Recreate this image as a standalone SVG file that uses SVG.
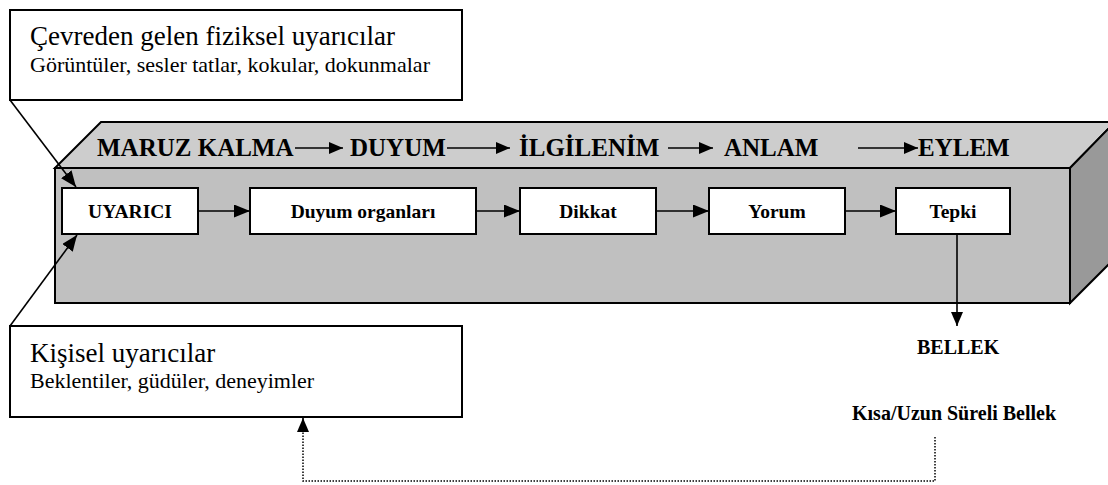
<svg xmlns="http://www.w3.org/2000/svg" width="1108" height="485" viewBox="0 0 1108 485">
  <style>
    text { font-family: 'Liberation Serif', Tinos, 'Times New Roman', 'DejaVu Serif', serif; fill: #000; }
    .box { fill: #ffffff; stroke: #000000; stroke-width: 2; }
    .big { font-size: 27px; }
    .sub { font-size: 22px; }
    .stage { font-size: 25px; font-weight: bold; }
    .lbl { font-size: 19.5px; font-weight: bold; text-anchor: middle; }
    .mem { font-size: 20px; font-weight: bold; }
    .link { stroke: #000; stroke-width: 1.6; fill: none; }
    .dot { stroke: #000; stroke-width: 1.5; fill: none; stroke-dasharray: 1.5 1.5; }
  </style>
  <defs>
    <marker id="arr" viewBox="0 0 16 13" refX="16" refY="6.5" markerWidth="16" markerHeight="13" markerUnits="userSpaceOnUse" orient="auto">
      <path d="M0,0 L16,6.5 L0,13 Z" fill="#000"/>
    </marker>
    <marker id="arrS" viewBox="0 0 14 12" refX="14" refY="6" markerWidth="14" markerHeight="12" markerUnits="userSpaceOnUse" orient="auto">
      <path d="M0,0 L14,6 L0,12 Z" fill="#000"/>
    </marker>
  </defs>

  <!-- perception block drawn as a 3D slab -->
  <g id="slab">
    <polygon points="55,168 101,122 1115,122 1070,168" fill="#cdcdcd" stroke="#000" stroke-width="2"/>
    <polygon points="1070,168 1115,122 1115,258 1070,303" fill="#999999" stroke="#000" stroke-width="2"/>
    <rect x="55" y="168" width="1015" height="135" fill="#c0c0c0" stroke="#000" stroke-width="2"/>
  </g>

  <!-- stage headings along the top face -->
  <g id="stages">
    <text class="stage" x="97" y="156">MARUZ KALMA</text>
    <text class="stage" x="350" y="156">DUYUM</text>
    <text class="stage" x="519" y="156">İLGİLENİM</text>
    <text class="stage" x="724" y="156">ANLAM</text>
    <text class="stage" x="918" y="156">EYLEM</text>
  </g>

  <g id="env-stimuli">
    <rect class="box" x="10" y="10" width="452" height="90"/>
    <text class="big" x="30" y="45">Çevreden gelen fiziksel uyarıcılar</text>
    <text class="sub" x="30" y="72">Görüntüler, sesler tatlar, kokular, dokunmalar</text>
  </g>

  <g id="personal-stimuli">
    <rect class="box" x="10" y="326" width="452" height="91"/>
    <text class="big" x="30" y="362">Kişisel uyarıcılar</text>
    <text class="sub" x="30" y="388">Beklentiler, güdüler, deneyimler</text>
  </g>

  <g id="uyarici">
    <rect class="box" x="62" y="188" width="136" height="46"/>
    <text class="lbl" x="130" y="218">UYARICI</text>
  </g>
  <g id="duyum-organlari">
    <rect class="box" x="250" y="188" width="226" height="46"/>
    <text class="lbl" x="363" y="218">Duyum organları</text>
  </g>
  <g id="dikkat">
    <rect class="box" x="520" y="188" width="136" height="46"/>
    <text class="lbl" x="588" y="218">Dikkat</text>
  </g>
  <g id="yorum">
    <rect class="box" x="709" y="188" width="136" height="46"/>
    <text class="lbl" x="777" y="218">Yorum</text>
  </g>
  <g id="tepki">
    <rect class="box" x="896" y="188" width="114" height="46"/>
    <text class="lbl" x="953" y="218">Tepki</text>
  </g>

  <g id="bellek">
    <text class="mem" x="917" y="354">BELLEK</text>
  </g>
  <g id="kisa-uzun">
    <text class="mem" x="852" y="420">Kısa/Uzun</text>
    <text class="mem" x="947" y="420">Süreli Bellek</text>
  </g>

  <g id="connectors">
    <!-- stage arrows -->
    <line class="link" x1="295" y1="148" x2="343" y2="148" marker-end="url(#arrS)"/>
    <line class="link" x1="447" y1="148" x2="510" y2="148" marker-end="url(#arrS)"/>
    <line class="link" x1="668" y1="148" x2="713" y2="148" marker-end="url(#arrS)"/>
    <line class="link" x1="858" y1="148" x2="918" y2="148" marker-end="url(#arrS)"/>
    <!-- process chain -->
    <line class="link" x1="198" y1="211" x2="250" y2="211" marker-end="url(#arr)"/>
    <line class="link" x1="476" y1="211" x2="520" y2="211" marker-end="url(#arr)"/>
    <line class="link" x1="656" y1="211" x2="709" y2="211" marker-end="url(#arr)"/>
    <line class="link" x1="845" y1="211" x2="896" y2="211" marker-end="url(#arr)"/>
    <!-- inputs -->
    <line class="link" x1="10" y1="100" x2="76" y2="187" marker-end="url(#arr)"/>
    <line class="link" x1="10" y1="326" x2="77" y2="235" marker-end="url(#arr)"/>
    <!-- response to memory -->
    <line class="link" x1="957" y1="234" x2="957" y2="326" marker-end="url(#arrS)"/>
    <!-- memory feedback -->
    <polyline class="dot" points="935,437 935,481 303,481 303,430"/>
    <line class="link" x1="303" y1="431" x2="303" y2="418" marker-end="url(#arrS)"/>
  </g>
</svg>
◇ ◇ ◇
• PROBLEM
Leave out the pictures and retype every line above exactly.

• TASK RESPONSE
Recreate this image as a standalone SVG file that uses SVG.
<svg xmlns="http://www.w3.org/2000/svg" width="1108" height="485" viewBox="0 0 1108 485">
  <style>
    text { font-family: 'Liberation Serif', Tinos, 'Times New Roman', 'DejaVu Serif', serif; fill: #000; }
    .box { fill: #ffffff; stroke: #000000; stroke-width: 2; }
    .big { font-size: 27px; }
    .sub { font-size: 22px; }
    .stage { font-size: 25px; font-weight: bold; }
    .lbl { font-size: 19.5px; font-weight: bold; text-anchor: middle; }
    .mem { font-size: 20px; font-weight: bold; }
    .link { stroke: #000; stroke-width: 1.6; fill: none; }
    .dot { stroke: #000; stroke-width: 1.5; fill: none; stroke-dasharray: 1.5 1.5; }
  </style>
  <defs>
    <marker id="arr" viewBox="0 0 16 13" refX="16" refY="6.5" markerWidth="16" markerHeight="13" markerUnits="userSpaceOnUse" orient="auto">
      <path d="M0,0 L16,6.5 L0,13 Z" fill="#000"/>
    </marker>
    <marker id="arrS" viewBox="0 0 14 12" refX="14" refY="6" markerWidth="14" markerHeight="12" markerUnits="userSpaceOnUse" orient="auto">
      <path d="M0,0 L14,6 L0,12 Z" fill="#000"/>
    </marker>
  </defs>

  <!-- perception block drawn as a 3D slab -->
  <g id="slab">
    <polygon points="55,168 101,122 1115,122 1070,168" fill="#cdcdcd" stroke="#000" stroke-width="2"/>
    <polygon points="1070,168 1115,122 1115,258 1070,303" fill="#999999" stroke="#000" stroke-width="2"/>
    <rect x="55" y="168" width="1015" height="135" fill="#c0c0c0" stroke="#000" stroke-width="2"/>
  </g>

  <!-- stage headings along the top face -->
  <g id="stages">
    <text class="stage" x="97" y="156">MARUZ KALMA</text>
    <text class="stage" x="350" y="156">DUYUM</text>
    <text class="stage" x="519" y="156">İLGİLENİM</text>
    <text class="stage" x="724" y="156">ANLAM</text>
    <text class="stage" x="918" y="156">EYLEM</text>
  </g>

  <g id="env-stimuli">
    <rect class="box" x="10" y="10" width="452" height="90"/>
    <text class="big" x="30" y="45">Çevreden gelen fiziksel uyarıcılar</text>
    <text class="sub" x="30" y="72">Görüntüler, sesler tatlar, kokular, dokunmalar</text>
  </g>

  <g id="personal-stimuli">
    <rect class="box" x="10" y="326" width="452" height="91"/>
    <text class="big" x="30" y="362">Kişisel uyarıcılar</text>
    <text class="sub" x="30" y="388">Beklentiler, güdüler, deneyimler</text>
  </g>

  <g id="uyarici">
    <rect class="box" x="62" y="188" width="136" height="46"/>
    <text class="lbl" x="130" y="218">UYARICI</text>
  </g>
  <g id="duyum-organlari">
    <rect class="box" x="250" y="188" width="226" height="46"/>
    <text class="lbl" x="363" y="218">Duyum organları</text>
  </g>
  <g id="dikkat">
    <rect class="box" x="520" y="188" width="136" height="46"/>
    <text class="lbl" x="588" y="218">Dikkat</text>
  </g>
  <g id="yorum">
    <rect class="box" x="709" y="188" width="136" height="46"/>
    <text class="lbl" x="777" y="218">Yorum</text>
  </g>
  <g id="tepki">
    <rect class="box" x="896" y="188" width="114" height="46"/>
    <text class="lbl" x="953" y="218">Tepki</text>
  </g>

  <g id="bellek">
    <text class="mem" x="917" y="354">BELLEK</text>
  </g>
  <g id="kisa-uzun">
    <text class="mem" x="852" y="420">Kısa/Uzun</text>
    <text class="mem" x="947" y="420">Süreli Bellek</text>
  </g>

  <g id="connectors">
    <!-- stage arrows -->
    <line class="link" x1="295" y1="148" x2="343" y2="148" marker-end="url(#arrS)"/>
    <line class="link" x1="447" y1="148" x2="510" y2="148" marker-end="url(#arrS)"/>
    <line class="link" x1="668" y1="148" x2="713" y2="148" marker-end="url(#arrS)"/>
    <line class="link" x1="858" y1="148" x2="918" y2="148" marker-end="url(#arrS)"/>
    <!-- process chain -->
    <line class="link" x1="198" y1="211" x2="250" y2="211" marker-end="url(#arr)"/>
    <line class="link" x1="476" y1="211" x2="520" y2="211" marker-end="url(#arr)"/>
    <line class="link" x1="656" y1="211" x2="709" y2="211" marker-end="url(#arr)"/>
    <line class="link" x1="845" y1="211" x2="896" y2="211" marker-end="url(#arr)"/>
    <!-- inputs -->
    <line class="link" x1="10" y1="100" x2="76" y2="187" marker-end="url(#arr)"/>
    <line class="link" x1="10" y1="326" x2="77" y2="235" marker-end="url(#arr)"/>
    <!-- response to memory -->
    <line class="link" x1="957" y1="234" x2="957" y2="326" marker-end="url(#arrS)"/>
    <!-- memory feedback -->
    <polyline class="dot" points="935,437 935,481 303,481 303,430"/>
    <line class="link" x1="303" y1="431" x2="303" y2="418" marker-end="url(#arrS)"/>
  </g>
</svg>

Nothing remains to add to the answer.